Seeing it now, in the detail that is miraculously if annoying available about everything on the Internet, I am not only surprised at my seeming tranquility, long sought for and preternaturally achieved in these past tumultuous days, many of their hours spent in the Apple store or on the phone trying to correct what is magically not my error but theirs without hating or trying to kill anybody, including myself, I am joyful that everything can survive, including the human spirit and the Art, as such it has turned out to be, of Jackson Pollock.
When I had my triumph in Junior Show at Bryn Mawr, having written the songs and had the comedy lead and my then much admired Haverford crush, George Segal leap onto the stage with the finale and kiss both my hands, and the president of the college come up to my mother and say "This is most exciting theatrical event at Bryn Mawr since Katherine Hepburn was an undergraduate here," swelling my soul to its max, even though it was followed by my mother gazing after her saying "Who was that?" and to my answer, "the president," respond: "I thought it was the washerwoman."
Freddie Sadoff, then a very active member of the Actor's Studio, which at the time was ALL, told me I had to come to NY and work at the studio.
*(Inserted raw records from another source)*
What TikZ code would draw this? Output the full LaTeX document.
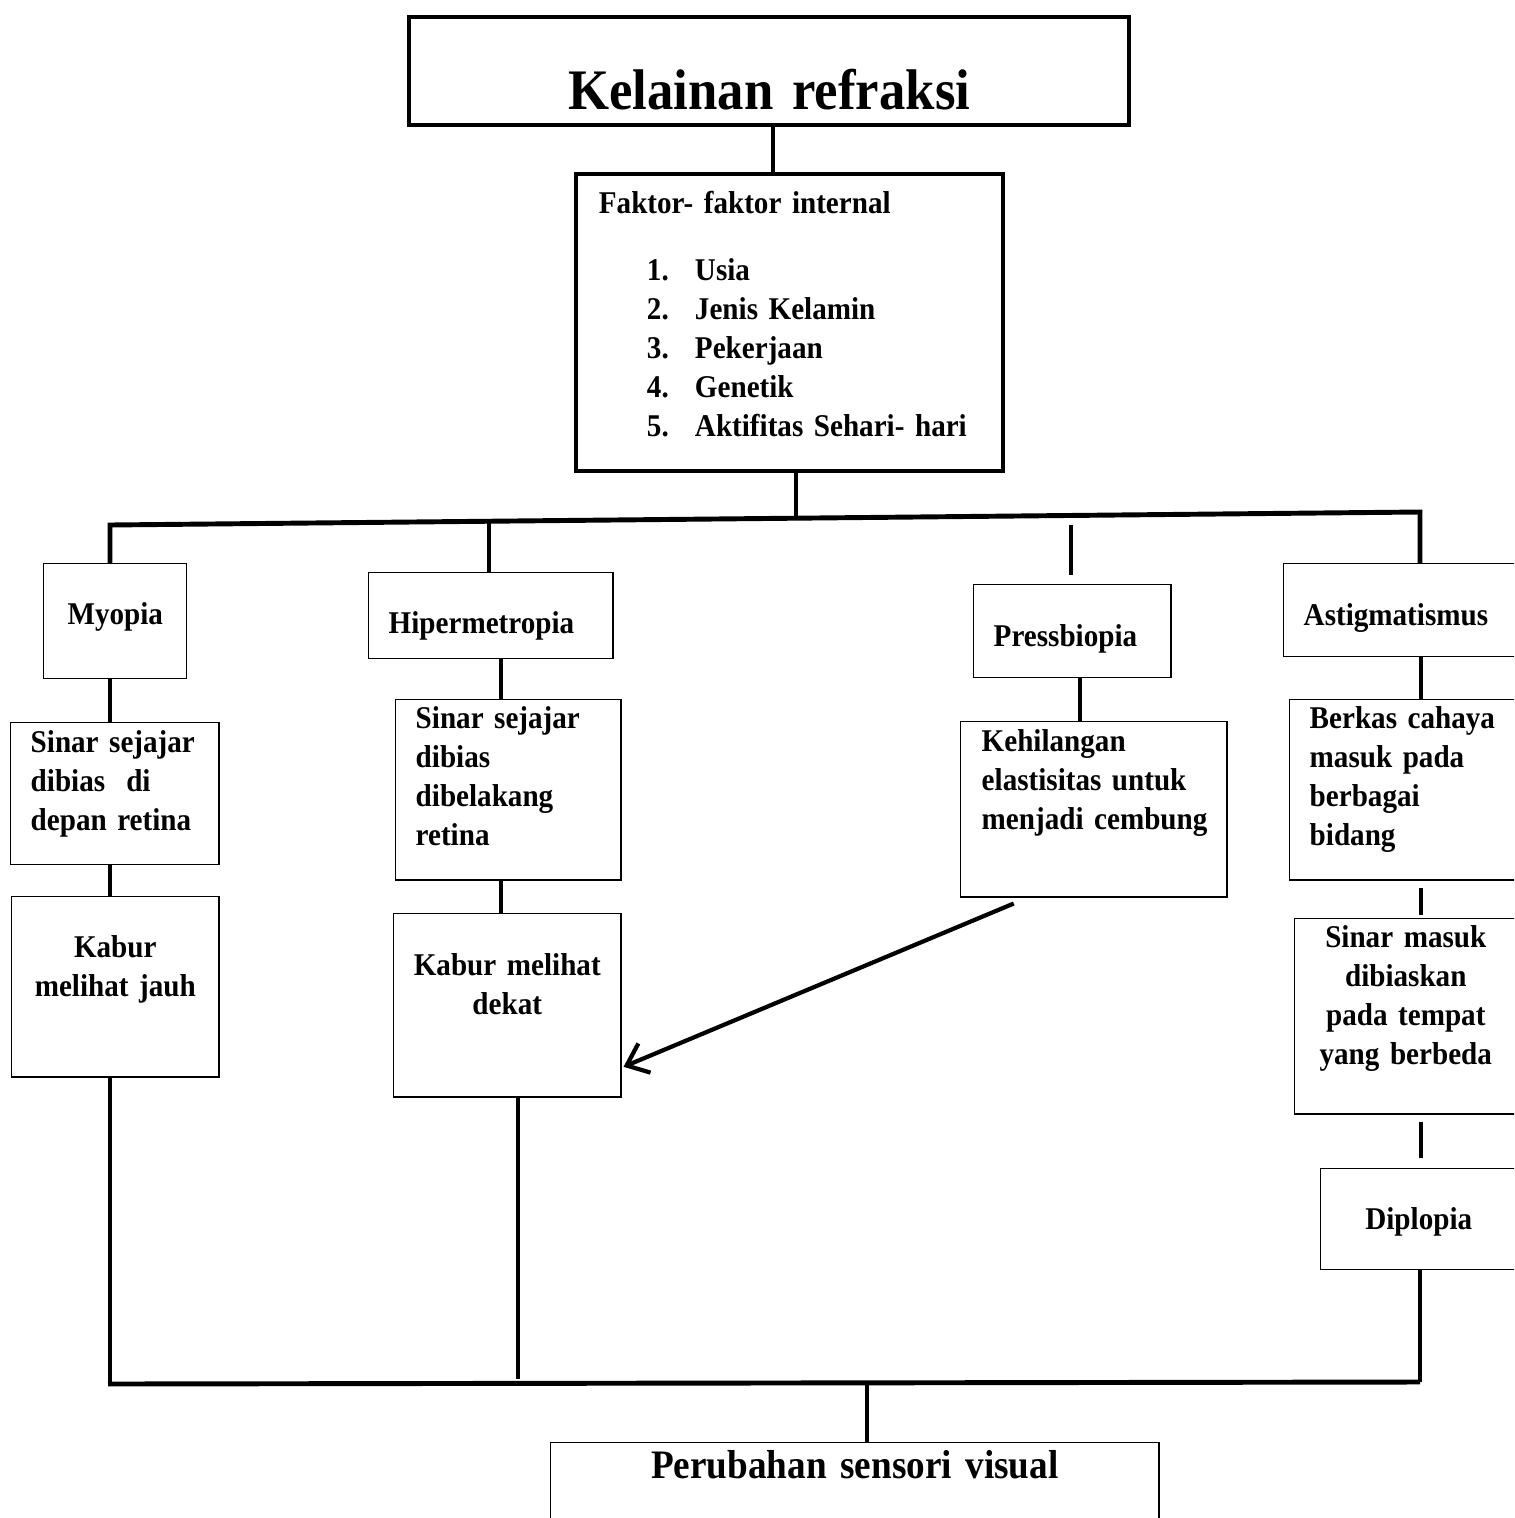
\documentclass[tikz,border=0pt]{standalone}
\usepackage{fontspec}
\setmainfont[FakeStretch=0.92]{Liberation Serif}
\usetikzlibrary{arrows.meta, positioning}
\hyphenpenalty=10000
\exhyphenpenalty=10000

\begin{document}
\begin{tikzpicture}[x=0.01cm, y=-0.01cm]
				\tikzset {box/.style={draw, line width=0.4pt, anchor=north west, inner xsep=0.2cm, inner ysep=0pt, align=left, font=\fontsize{9}{11.1}\selectfont\bfseries},
					bigbox/.style={box, line width=1.1pt},
					link/.style={line width=1.4pt},
					pointer/.style={line width=1.2pt, -{Straight Barb[length=5.5pt, width=9pt]}} }
					\clip (0,0) rectangle (1514,1518);
					
					\node[bigbox, align=center, text width=6.8cm, text height=0.93cm, text depth=0.15cm, font=\fontsize{16.3}{19}\selectfont\bfseries] (title) at (407,15) {Kelainan refraksi};
					\node[bigbox, inner xsep=0.23cm, text width=3.81cm, text height=0.40cm, text depth=2.57cm] (fak) at (574,172) {Faktor-~faktor~internal\\[0.27cm]
						\hspace*{0.48cm}\makebox[0.48cm][l]{1.}Usia\\
						\hspace*{0.48cm}\makebox[0.48cm][l]{2.}Jenis~Kelamin\\
						\hspace*{0.48cm}\makebox[0.48cm][l]{3.}Pekerjaan\\
						\hspace*{0.48cm}\makebox[0.48cm][l]{4.}Genetik\\
						\hspace*{0.48cm}\makebox[0.48cm][l]{5.}Aktifitas~Sehari-~hari};
					
					\node[box, align=center, text width=1.03cm, text height=0.61cm, text depth=0.54cm] (myo) at (43,563) {Myopia};
					\node[box, text width=1.68cm, text height=0.30cm, text depth=1.12cm] (myo1) at (10,722) {Sinar~sejajar\\dibias~~di\\depan~retina};
					\node[box, align=center, text width=1.67cm, text height=0.61cm, text depth=1.19cm] (myo2) at (11,896) {Kabur\\melihat~jauh};
					
					\node[box, text width=2.04cm, text height=0.61cm, text depth=0.25cm] (hip) at (368,572) {Hipermetropia};
					\node[box, text width=1.85cm, text height=0.29cm, text depth=1.51cm] (hip1) at (395,699) {Sinar~sejajar\\dibias\\dibelakang\\retina};
					\node[box, align=center, text width=1.87cm, text height=0.62cm, text depth=1.21cm] (hip2) at (393,913) {Kabur~melihat\\dekat};
					
					\node[box, text width=1.57cm, text height=0.62cm, text depth=0.31cm] (pre) at (973,584) {Pressbiopia};
					\node[box, inner xsep=0.21cm, text width=2.24cm, text height=0.30cm, text depth=1.45cm] (pre1) at (960,721) {Kehilangan\\elastisitas~untuk\\menjadi~cembung};
					
					\node[box, text width=2.2cm, text height=0.62cm, text depth=0.31cm] (ast) at (1283,563) {Astigmatismus};
					\node[box, text width=2.2cm, text height=0.29cm, text depth=1.51cm] (ast1) at (1289,699) {Berkas~cahaya\\masuk~pada\\berbagai\\bidang};
					\node[box, align=center, text width=1.82cm, text height=0.29cm, text depth=1.66cm] (ast2) at (1294,918) {Sinar~masuk\\dibiaskan\\pada~tempat\\yang~berbeda};
					\node[box, align=center, text width=1.56cm, text height=0.61cm, text depth=0.40cm] (dip) at (1320,1168) {Diplopia};
					
					\node[box, align=center, text width=5.68cm, text height=0.36cm, text depth=0.80cm, font=\fontsize{11.5}{14}\selectfont\bfseries] (out) at (550,1442) {Perubahan sensori visual};
					
					\coordinate (busL) at (110,525);
					\coordinate (busR) at (1420,512);
					\coordinate (busH) at (489,521);
					\coordinate (busF) at (796,517);
					\coordinate (busP) at (1071,525);
					\coordinate (botL) at (108,1384);
					\coordinate (botR) at (1420,1382);
					\coordinate (xT) at (773,0);
					\coordinate (xM) at (110,0);
					\coordinate (xH) at (501,0);
					\coordinate (xK) at (518,0);
					\coordinate (xP) at (1080,0);
					\coordinate (xA) at (1421,0);
					\coordinate (xO) at (867,0);
					
					\draw[link] (title.south -| xT) -- (fak.north -| xT);
					\draw[link] (fak.south -| busF) -- (busF);
					\draw[link] (myo.north -| busL) -- (busL) -- (busR) -- (ast.north -| busR);
					\draw[link] (busH) -- (hip.north -| busH);
					\draw[link, shorten >=0.09cm] (busP) -- (pre.north -| busP);
					
					\draw[link] (myo.south -| xM) -- (myo1.north -| xM);
					\draw[link] (myo1.south -| xM) -- (myo2.north -| xM);
					\draw[link] (myo2.south -| xM) -- (xM |- botL);
					
					\draw[link] (hip.south -| xH) -- (hip1.north -| xH);
					\draw[link] (hip1.south -| xH) -- (hip2.north -| xH);
					\draw[link, shorten >=0.05cm] (hip2.south -| xK) -- (xK |- botL);
					
					\draw[link] (pre.south -| xP) -- (pre1.north -| xP);
					\draw[pointer] ([xshift=-0.80cm, yshift=-0.06cm]pre1.south) -- ([xshift=0.02cm, yshift=-0.615cm]hip2.east);
					
					\draw[link] (ast.south -| xA) -- (ast1.north -| xA);
					\draw[link, shorten <=0.07cm, shorten >=0.03cm] (ast1.south -| xA) -- (ast2.north -| xA);
					\draw[link, shorten <=0.07cm, shorten >=0.10cm] (ast2.south -| xA) -- (dip.north -| xA);
					\draw[link] (dip.south -| botR) -- (botR);
					
					\draw[link] (botL) -- (botR);
					\draw[link] (xO |- botL) -- (out.north -| xO);
			\end{tikzpicture}
\end{document}
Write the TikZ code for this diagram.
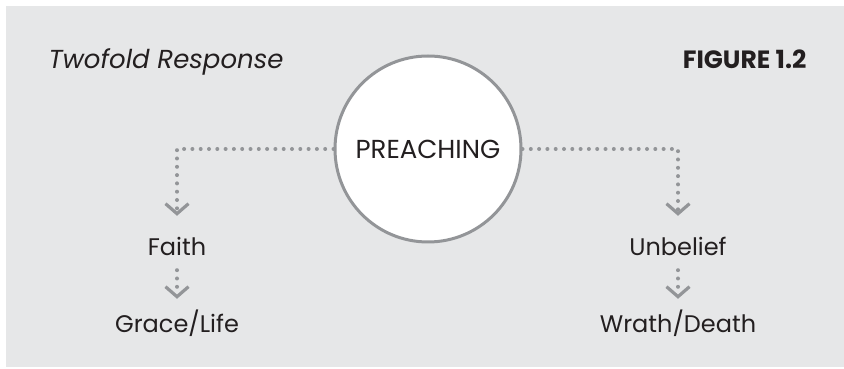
\documentclass[tikz,border=0pt]{standalone}
\usepackage{fontspec}
\setmainfont{Poppins}
\usetikzlibrary{arrows.meta}
\definecolor{panel}{HTML}{E6E7E8}
\definecolor{dotgray}{HTML}{939598}
\definecolor{ink}{HTML}{231F20}

\begin{document}
\begin{tikzpicture}[x=1pt,y=1pt,
   every node/.style={text=ink,font=\fontsize{24}{28}\selectfont},
   label node/.style={anchor=base,inner sep=0pt,text height=17pt,text depth=5pt},
   hub/.style={draw=dotgray,line width=3pt,fill=white,circle,minimum size=186pt,inner sep=0pt,
     font=\fontsize{26}{30}\selectfont},
   flow/.style={dotgray,line width=4pt,line cap=round,dash pattern=on 0pt off 8.3pt,
     -{Straight Barb[length=10pt,width=23pt,line width=3.2pt]}}]
\useasboundingbox (0,0) rectangle (844,369);
\fill[panel] (6,2) rectangle (844,363);
\node[anchor=base west,font=\fontsize{26}{30}\selectfont\itshape] (title) at (45,300) {Twofold Response};
\node[anchor=base east,font=\fontsize{25}{30}\selectfont\bfseries] (fig) at (810,300) {FIGURE 1.2};
\node[hub] (preach) at (428,220) {PREACHING};
\node[label node] (faith) at (177,113) {Faith};
\node[label node] (grace) at (177,36) {Grace/Life};
\node[label node] (unbelief) at (678,113) {Unbelief};
\node[label node] (wrath) at (678,36) {Wrath/Death};
\draw[flow,shorten >=23pt] (preach.west) -| (faith);
\draw[flow,shorten >=23pt] (preach.east) -| (unbelief);
\draw[flow,shorten <=9pt,shorten >=17pt] (faith) -- (grace);
\draw[flow,shorten <=9pt,shorten >=17pt] (unbelief) -- (wrath);
\end{tikzpicture}
\end{document}
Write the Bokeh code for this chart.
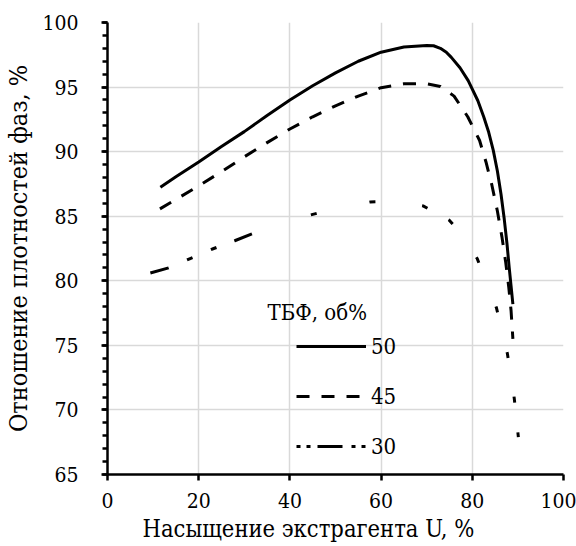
from bokeh.plotting import figure
from bokeh.models import (Range1d, FixedTicker, Legend, LegendItem, Label,
                          Title)
from bokeh.embed import file_html
from bokeh.resources import INLINE

# ---- data ----
u50 = [11.6, 15, 20, 25, 30, 35, 40, 45, 50, 55, 60, 65, 70, 71.5, 73, 74.3,
       75.4, 77.3, 79.1, 81.2, 82.5, 83.6, 84.6, 85.5, 86.3, 87.0, 87.6,
       88.1, 88.5, 88.9]
r50 = [87.25, 88.05, 89.2, 90.4, 91.55, 92.8, 94.0, 95.1, 96.1, 97.0, 97.7,
       98.1, 98.22, 98.2, 98.0, 97.7, 97.3, 96.5, 95.5, 93.96, 92.7, 91.5,
       90.1, 88.5, 86.7, 84.8, 82.9, 81.0, 79.6, 78.2]

u45 = [11.5, 15, 20, 25, 30, 35, 40, 45, 50, 55, 60, 65, 70, 73, 76, 79,
       81.6, 83.0, 84.3, 85.5, 86.5, 87.3, 88.0, 88.5, 88.9]
r45 = [85.57, 86.3, 87.35, 88.45, 89.6, 90.7, 91.75, 92.7, 93.55, 94.3, 94.95,
       95.25, 95.25, 95.05, 94.3, 92.7, 90.86, 89.2, 87.4, 85.4, 83.4, 81.5,
       79.5, 77.7, 75.5]

u30 = [9.4, 13.4, 18.0, 23.3, 27.9, 32.1, 44.6, 51, 57.6, 63, 69.2, 74.9,
       78, 81.1, 85.3, 87.7, 89.2, 90.1]
r30 = [80.6, 81.0, 81.7, 82.5, 83.1, 83.7, 85.1, 85.7, 86.1, 86.15, 85.8,
       84.7, 83.5, 81.7, 77.9, 74.35, 70.9, 67.9]
SPLIT30 = 6  # the reference's pattern changes from dash-dot-dot to dots here

labels = ["50", "45", "30"]
legend_title = "ТБФ, об%"
x_title = "Насыщение экстрагента U, %"
y_title = "Отношение плотностей фаз, %"
x_ticks = [0, 20, 40, 60, 80, 100]
y_ticks = [65, 70, 75, 80, 85, 90, 95, 100]
y_minor = list(range(65, 101))

FONT = "DejaVu Serif Condensed, DejaVu Serif"

p = figure(width=576, height=546, output_backend="svg", toolbar_location=None,
           x_range=Range1d(0, 100), y_range=Range1d(65, 100),
           min_border_left=107, min_border_right=13, min_border_top=22,
           min_border_bottom=72)
p.outline_line_color = None
p.background_fill_color = "white"
p.border_fill_color = "white"

# grids
p.xgrid.ticker = FixedTicker(ticks=x_ticks)
p.ygrid.ticker = FixedTicker(ticks=y_ticks)
for g in (p.xgrid[0], p.ygrid[0]):
    g.grid_line_color = "#d9d9d9"
    g.grid_line_width = 1.5

# axes
p.xaxis.ticker = FixedTicker(ticks=x_ticks)
p.yaxis.ticker = FixedTicker(ticks=y_ticks, minor_ticks=y_minor)
for ax in (p.xaxis[0], p.yaxis[0]):
    ax.axis_line_color = "black"
    ax.axis_line_width = 2.5
    ax.major_tick_line_color = "black"
    ax.major_tick_line_width = 2.5
    ax.major_tick_out = 6
    ax.major_tick_in = 0
    ax.major_label_text_font = FONT
    ax.major_label_text_font_size = "21px"
    ax.major_label_text_color = "black"
p.xaxis.minor_tick_line_color = None
p.yaxis.minor_tick_line_color = "black"
p.yaxis.minor_tick_line_width = 2.5
p.yaxis.minor_tick_out = 5
p.yaxis.minor_tick_in = 0
p.xaxis.major_label_standoff = 12
p.yaxis.major_label_standoff = 23

p.yaxis.axis_label = y_title
p.yaxis.axis_label_text_font = FONT
p.yaxis.axis_label_text_font_size = "25px"
p.yaxis.axis_label_text_font_style = "normal"
p.yaxis.axis_label_text_color = "black"
p.yaxis.axis_label_standoff = 6

# x-axis title, shifted left of centre as in the reference
p.add_layout(Title(text=x_title, align="left", offset=35,
                   text_font=FONT, text_font_size="23.5px",
                   text_font_style="normal", text_color="black",
                   standoff=4), "below")

# series
r_50 = p.line(u50, r50, line_color="black", line_width=3)
r_45 = p.line(u45, r45, line_color="black", line_width=3, line_dash="13 12")
p.line(u30[:SPLIT30], r30[:SPLIT30], line_color="black", line_width=3,
       line_dash="19 20 6 20 6 19")
p.line(u30[SPLIT30:], r30[SPLIT30:], line_color="black", line_width=3,
       line_dash="6 54 6 47 6 24 6 41 6 47 6 41 6 39 6 30 6 100")
nan = float("nan")
r_30_leg = p.line(x=[nan, nan], y=[nan, nan], line_color="black",
                  line_width=3, line_dash="4 6 4 7 25 9 4 6 4 10")

legend = Legend(items=[LegendItem(label=labels[0], renderers=[r_50]),
                       LegendItem(label=labels[1], renderers=[r_45]),
                       LegendItem(label=labels[2], renderers=[r_30_leg])],
                location=(189, 14), orientation="vertical",
                glyph_width=70, glyph_height=28, label_height=28,
                label_width=20, spacing=22, padding=0, margin=0,
                label_standoff=5, border_line_color=None,
                background_fill_alpha=0,
                label_text_font=FONT, label_text_font_size="22px",
                label_text_color="black")
p.add_layout(legend)

p.add_layout(Label(x=35.1, y=77.57, text=legend_title,
                   text_font=FONT,
                   text_font_size="22px", text_color="black",
                   text_baseline="alphabetic", text_align="left"))

open("out.html", "w").write(file_html(p, INLINE))
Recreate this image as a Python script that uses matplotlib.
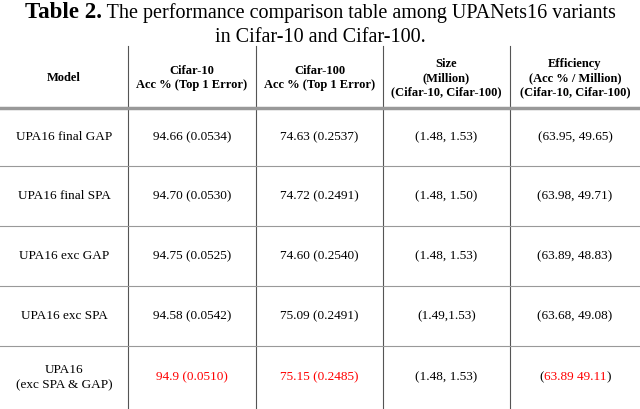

So I passed Miss McBride in the Cloisters(we had them, of course, at Bryn Mawr," and said "MIss McBride: Shakespeare and Chaucer have given me all they can, and the theater needs me, so I'm leaving Bryn Mawr," to which she responded in her High Academic drawl, "Well, Gwen... try to be back for exams."
When I got home I told my mother I was quitting college. She shrieked; "They told me this would happen in the Beauty Parlor!" and locked me in my room. I lay there sobbing and reading Tennyson. When Puggy, with whom I was not yet really allied, came home I said "It's all right. I was quitting because I had no reason to stay. Now I do. You won't let me quit." And he very quietly said, "No, Gwennie-- that's not your reason; there's your reason." And he pointed to the painting on the wall.
"All art will show itself in its time. Don't rush the calendar."
So I certainly haven't. But I'm still alive. We'll see.